Good sense would have been to vacate the overall transgression immediately, but that would be counterproductive to China's aim, showing it in a benign light. Hardening the stance at Depsang, Gogra, Hot Springs, and the Fingers Complex was automatic, probably with strict orders not to engage. It is a measure of PLA inefficiency that it failed to look around and appreciate the ground.
Ground for quid pro quo by India existed all along the length of the Kailash Range towards Dungti and Demchok. However, the PLA would have had to either bring additional troops to occupy these features or place small detachments from Moldo to man these. Additional troops would have probably flared hostilities.
It either just ignored the Chushul-Moldo Heights or hoped like hell that the Indian Army would not have the sense, initiative or courage to seize the obvious opportunity. By mid-August 2020, the Indian Army had rapidly built up additional formations supported by armour and Infantry Combat Vehicles. With that confidence brought on by additional troops, the occupation of the heights, which were essentially on our own side of the LAC, took place on August 29-30, 2020. The fact that the PLA responded almost desperately and out of frustration to the setback but did not press home hostilities revealed the nature of operations the PLA was undertaking. There was enough provocation by the Indian occupation of the heights. The Chinese responded, but Indian troops held their ground.
Failure to anticipate the Chushul operation was a moral low point for the PLA. However, it was a good projection for us of the fact that the PLA was facing an experienced and well-trained Indian Army. It placed more doubts in the minds of the PLA leadership. With the world in global reset mode, linkages and equations are now rapidly changing.
Similarities with the uncertainty of 1990-91 (post-Cold War) are noticeable.

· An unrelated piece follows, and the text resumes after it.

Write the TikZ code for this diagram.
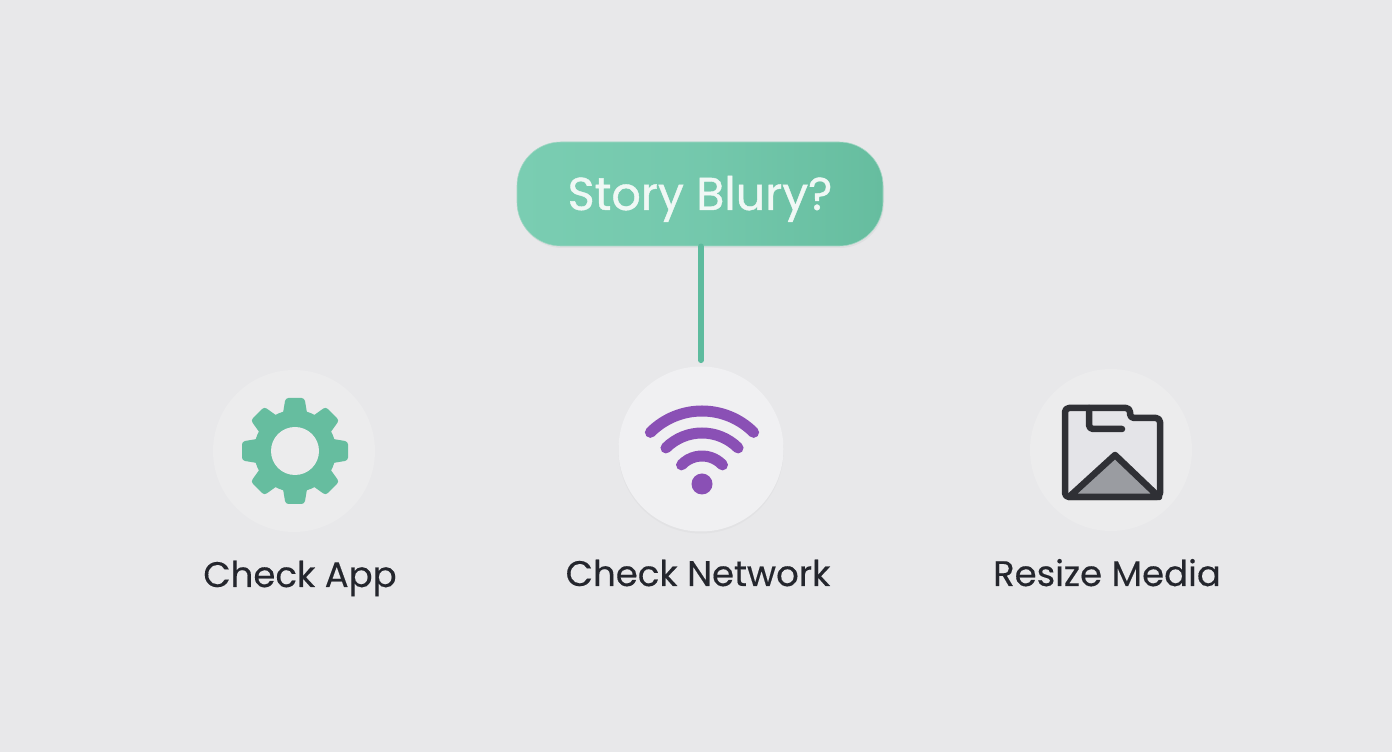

It is important for India to develop its high altitude strategy with a balance of offensive and defensive tasks and let capability rather than rhetoric talk for itself. Changes in the global and regional order will take process and time, and the Chinese are likely to stay put until something more definitive does not emerge. There will be a series of meetings and talks at the operational military level and progressively at the political level too. Much will depend on the speed at which Joe Biden wishes to progress things internationally.
By taking its chances in Ladakh against India, without thinking through the strategy and its end game, China has actually given India a better understanding of its own long term threat perceptions. It has speeded up the formulations of partnerships and added greater clarity to the existence of some like the Quadrilateral of nations.
At the end of the day, the Ladakh engagement may have actually provided more reality to China's self-perception of its strengths and weaknesses and given the world more leeway and perhaps more time to consider how it will deal with a future hegemon. By suitably resisting the Chinese attempts at coercion and yet not going overboard in either rhetoric or attitude, India has actually demonstrated how mature nations should deal with coercion.
But this is also not the end of the game, and its preparedness for future standoffs in the collusive threat environment will prove its ultimate worth for the rest of the world. There really is no time to rest, pandemic or no pandemic.
Lt Gen Syed Ata Hasnain (Retd) is former Commander of Srinagar-based 15 Corps and now Chancellor of Central University of Kashmir.